I, for one, have become rather cynical when it comes to movie-inspired musicals. Even if they’re done well, I end up comparing them to the original film or wondering: Have we really run out of new stories to tell?
So I went into the TUTS Underground production of Hands on a Hardbody trying to keep my jaded side in check, hoping that since I had never seen the 1997 documentary the show is based on, I could see this musical on its own terms. The skeptic in me was greatly surprised to find that Hands on a Hardbody has, not just one, but multiple new tales to tell.
At first glance, Hands on a Hardbody contains a plot that almost sounds like a reality television concept, based on actual car dealer promotional stunts. Ten Texans attempt to win a Nissan pickup by being the last one to take their hands off of it. With a book by Doug Wright and music by Trey Anastasio and Amanda Green, the musical takes this seemingly silly concept and turn it into an exploration of such far ranging contemporary issues as racism, immigration, PTSD, and the enduring question of whether a Texan can have too much air conditioning.
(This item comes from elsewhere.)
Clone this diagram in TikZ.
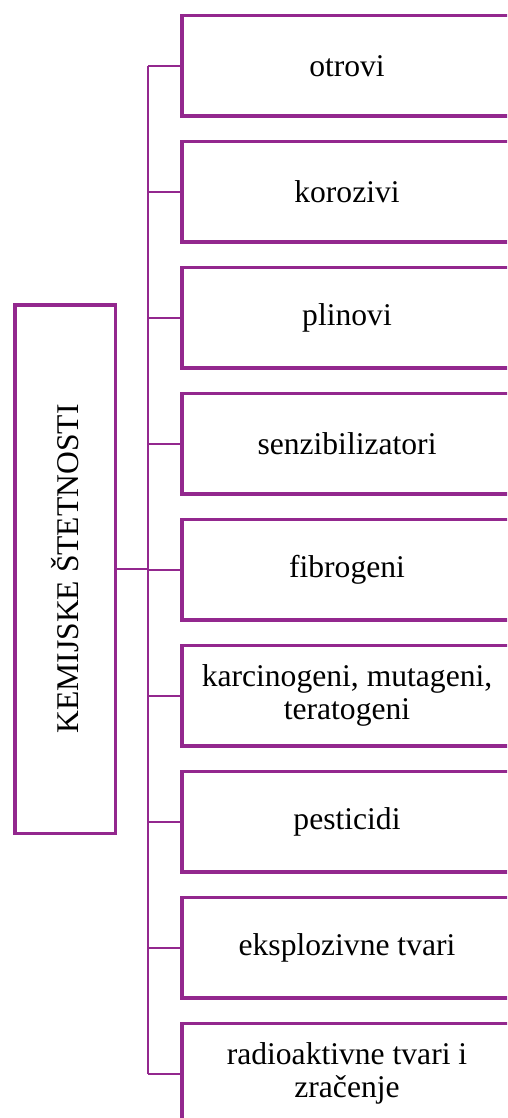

By the first song “Human Drama Kind of Thing,” the audience learns that this truck is “much more than a truck.” It symbolizes something different for each of the contestants, everything from an abstract chance to drive out of small town Longview, Texas into a new life to solid collateral for veterinary school. Finding out what the truck, and winning in general, means to these down-on-their-luck competitors, becomes the real story of the play.
I’ve heard comparisons made between Hands on a Hardbody and the film They Shoot Horses, Don’t They?, but watching these people sing their hardships and dreams to the audience reminded me less of any movie I’ve seen, and instead of the Broadway classic, A Chorus Line. The Chorus Line dancers’ lives and their desperation for that one, small break, in my mind, is very much mirrored in these ten Texans’ enthusiasm for enduring torturous conditions just for a new truck.
The TUTS Underground production feels authentically Texan, probably because director, Bruce Lumpkin, gathers a bunch of Houston theater familiar faces to populate the show’s version of Longview. No one actor stands out particularly against the others, but for this show, I use that as a high compliment for Lumpkin, musical director Jim Vukovich and the large cast.
Each actor, whether playing the first contestant down or the ultimate winner, brings equal life to these ordinary people who could easily have been small town cliches and stereotypes but never are. Donnie Hammond as the gospel singing Norma and Drew Starlin as the scheming Bennie get two of the most dramatic scenes in the show, but those moments might have overwhelmed all the rest if the cast couldn’t hold their own, and they can.
Choreographer Michelle Gaudette has the thankless task of trying to bring movement to a musical where the majority of the characters have to keep one hand on a truck at all times, and with help from scenic designer Matthew Schlief and a revolvable red pickup, there’s a kinetic energy to the production that, by the last song, had brought the audience I saw the show with to their feet.